> EXERCISE DIRECTIONS
Consider the records below. How many of their lines include the word "this"? State the number and nothing else.

> Plotting code records
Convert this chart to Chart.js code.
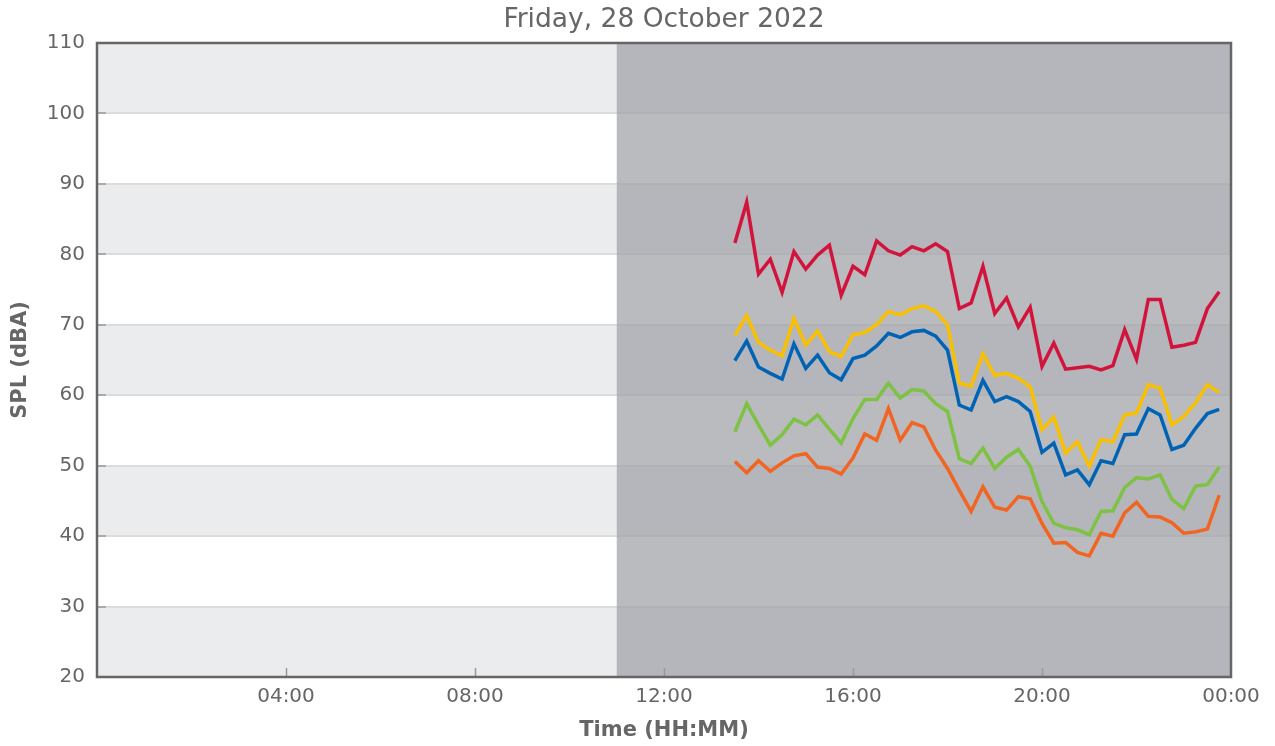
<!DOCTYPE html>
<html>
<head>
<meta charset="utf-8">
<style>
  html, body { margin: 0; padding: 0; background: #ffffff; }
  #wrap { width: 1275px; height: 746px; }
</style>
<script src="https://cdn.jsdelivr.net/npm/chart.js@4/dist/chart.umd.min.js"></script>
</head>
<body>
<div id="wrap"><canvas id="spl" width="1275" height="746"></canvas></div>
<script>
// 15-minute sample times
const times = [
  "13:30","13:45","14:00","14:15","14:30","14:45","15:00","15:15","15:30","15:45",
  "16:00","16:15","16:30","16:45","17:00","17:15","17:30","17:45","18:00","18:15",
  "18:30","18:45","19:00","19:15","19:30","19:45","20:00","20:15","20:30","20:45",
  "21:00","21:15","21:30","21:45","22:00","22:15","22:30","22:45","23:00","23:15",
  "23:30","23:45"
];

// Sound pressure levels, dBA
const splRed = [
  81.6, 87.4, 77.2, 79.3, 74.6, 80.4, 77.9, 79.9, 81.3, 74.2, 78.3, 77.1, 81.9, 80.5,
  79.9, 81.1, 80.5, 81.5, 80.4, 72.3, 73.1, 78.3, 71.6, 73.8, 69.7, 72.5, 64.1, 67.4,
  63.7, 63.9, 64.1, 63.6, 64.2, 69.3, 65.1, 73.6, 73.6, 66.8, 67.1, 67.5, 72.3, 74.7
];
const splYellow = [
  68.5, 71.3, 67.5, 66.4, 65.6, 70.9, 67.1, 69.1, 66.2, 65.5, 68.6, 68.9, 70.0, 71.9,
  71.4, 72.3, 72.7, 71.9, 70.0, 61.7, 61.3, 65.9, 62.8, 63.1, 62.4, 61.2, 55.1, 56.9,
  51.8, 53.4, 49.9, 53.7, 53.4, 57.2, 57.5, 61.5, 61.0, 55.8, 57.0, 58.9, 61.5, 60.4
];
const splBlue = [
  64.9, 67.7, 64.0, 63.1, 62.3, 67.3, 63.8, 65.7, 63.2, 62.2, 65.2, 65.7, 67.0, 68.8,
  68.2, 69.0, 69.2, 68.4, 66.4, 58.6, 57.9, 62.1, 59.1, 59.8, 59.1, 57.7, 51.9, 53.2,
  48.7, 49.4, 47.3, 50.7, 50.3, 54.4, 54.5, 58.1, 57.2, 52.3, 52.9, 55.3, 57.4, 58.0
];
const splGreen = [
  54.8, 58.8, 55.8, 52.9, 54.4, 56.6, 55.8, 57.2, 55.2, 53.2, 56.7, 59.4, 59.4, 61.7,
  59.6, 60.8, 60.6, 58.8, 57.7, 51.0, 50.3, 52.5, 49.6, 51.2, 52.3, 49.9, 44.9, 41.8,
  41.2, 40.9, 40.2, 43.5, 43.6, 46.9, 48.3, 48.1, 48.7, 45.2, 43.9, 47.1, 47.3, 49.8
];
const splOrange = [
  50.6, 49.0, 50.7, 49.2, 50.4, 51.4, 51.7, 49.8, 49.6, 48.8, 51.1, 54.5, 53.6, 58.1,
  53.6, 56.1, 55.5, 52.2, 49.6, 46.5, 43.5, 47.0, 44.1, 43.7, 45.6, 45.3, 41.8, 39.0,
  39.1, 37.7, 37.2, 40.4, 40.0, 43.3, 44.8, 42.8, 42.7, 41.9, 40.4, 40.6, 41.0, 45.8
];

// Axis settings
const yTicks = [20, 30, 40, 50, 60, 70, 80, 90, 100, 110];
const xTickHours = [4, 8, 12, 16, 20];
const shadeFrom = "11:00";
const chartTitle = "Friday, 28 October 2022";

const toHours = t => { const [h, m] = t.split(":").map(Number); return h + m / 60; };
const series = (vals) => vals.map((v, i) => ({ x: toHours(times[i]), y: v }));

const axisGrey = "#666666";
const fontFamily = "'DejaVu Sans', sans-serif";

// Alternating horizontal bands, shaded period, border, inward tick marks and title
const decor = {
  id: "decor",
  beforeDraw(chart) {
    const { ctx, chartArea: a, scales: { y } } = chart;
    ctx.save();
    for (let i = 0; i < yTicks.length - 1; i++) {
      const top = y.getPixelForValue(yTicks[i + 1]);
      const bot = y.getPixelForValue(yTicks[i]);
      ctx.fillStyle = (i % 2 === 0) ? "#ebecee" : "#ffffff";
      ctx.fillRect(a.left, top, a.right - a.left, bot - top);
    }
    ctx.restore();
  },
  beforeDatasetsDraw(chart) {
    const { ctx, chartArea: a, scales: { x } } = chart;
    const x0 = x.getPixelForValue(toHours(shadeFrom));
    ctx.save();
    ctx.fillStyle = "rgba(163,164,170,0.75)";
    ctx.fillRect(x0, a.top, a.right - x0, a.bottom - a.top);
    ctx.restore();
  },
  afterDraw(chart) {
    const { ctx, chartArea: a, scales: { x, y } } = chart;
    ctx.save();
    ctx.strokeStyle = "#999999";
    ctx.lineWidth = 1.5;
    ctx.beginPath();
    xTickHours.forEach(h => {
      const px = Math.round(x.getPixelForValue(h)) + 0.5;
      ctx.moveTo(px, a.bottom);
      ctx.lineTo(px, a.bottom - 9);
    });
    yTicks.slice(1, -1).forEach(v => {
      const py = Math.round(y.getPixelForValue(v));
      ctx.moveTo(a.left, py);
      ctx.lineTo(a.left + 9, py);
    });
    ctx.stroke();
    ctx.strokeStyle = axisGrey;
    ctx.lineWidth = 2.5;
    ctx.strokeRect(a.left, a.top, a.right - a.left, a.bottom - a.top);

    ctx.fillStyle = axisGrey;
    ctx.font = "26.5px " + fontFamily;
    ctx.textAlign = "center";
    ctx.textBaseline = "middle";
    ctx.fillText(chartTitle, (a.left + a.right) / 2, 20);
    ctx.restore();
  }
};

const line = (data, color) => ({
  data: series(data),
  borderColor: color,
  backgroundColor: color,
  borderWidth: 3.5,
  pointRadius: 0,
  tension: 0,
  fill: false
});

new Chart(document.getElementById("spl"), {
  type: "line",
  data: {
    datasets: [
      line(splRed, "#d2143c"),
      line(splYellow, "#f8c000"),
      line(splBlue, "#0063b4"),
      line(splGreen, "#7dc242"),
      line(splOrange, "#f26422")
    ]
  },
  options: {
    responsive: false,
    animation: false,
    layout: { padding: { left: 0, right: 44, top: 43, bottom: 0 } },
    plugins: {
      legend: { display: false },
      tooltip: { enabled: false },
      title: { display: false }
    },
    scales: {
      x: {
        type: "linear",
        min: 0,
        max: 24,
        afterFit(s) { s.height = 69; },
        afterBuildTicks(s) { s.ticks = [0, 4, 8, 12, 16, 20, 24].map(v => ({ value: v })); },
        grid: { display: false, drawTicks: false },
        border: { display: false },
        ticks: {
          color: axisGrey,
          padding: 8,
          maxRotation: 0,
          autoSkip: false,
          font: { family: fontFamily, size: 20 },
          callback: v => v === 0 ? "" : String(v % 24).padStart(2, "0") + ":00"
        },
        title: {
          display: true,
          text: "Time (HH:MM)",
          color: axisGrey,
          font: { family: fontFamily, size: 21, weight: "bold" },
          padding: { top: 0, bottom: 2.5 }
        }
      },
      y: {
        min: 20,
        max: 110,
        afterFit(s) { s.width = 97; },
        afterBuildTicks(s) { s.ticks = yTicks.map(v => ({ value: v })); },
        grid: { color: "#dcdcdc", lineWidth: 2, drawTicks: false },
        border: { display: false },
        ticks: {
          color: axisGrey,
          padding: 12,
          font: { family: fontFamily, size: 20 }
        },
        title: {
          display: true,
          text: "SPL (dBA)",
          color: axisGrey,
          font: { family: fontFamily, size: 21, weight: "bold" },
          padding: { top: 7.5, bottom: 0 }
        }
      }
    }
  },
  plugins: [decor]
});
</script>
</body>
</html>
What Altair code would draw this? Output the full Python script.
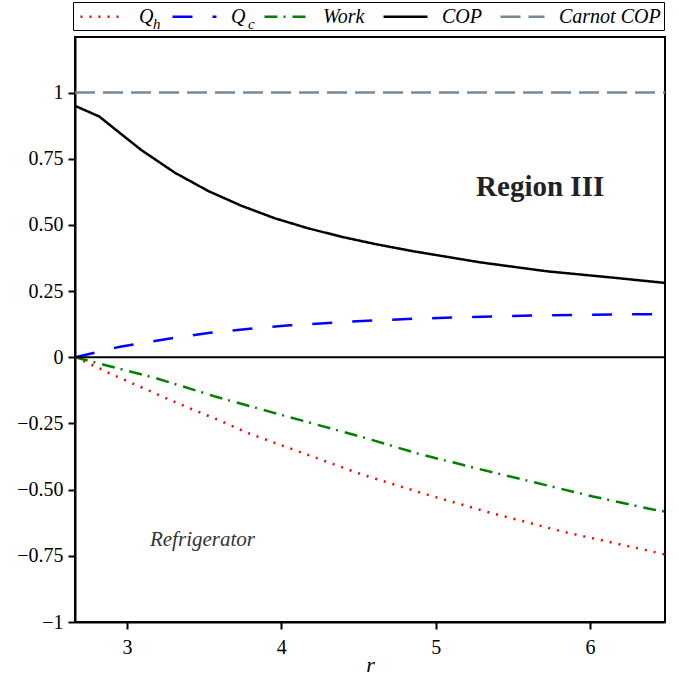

> WRITTEN REPLY
2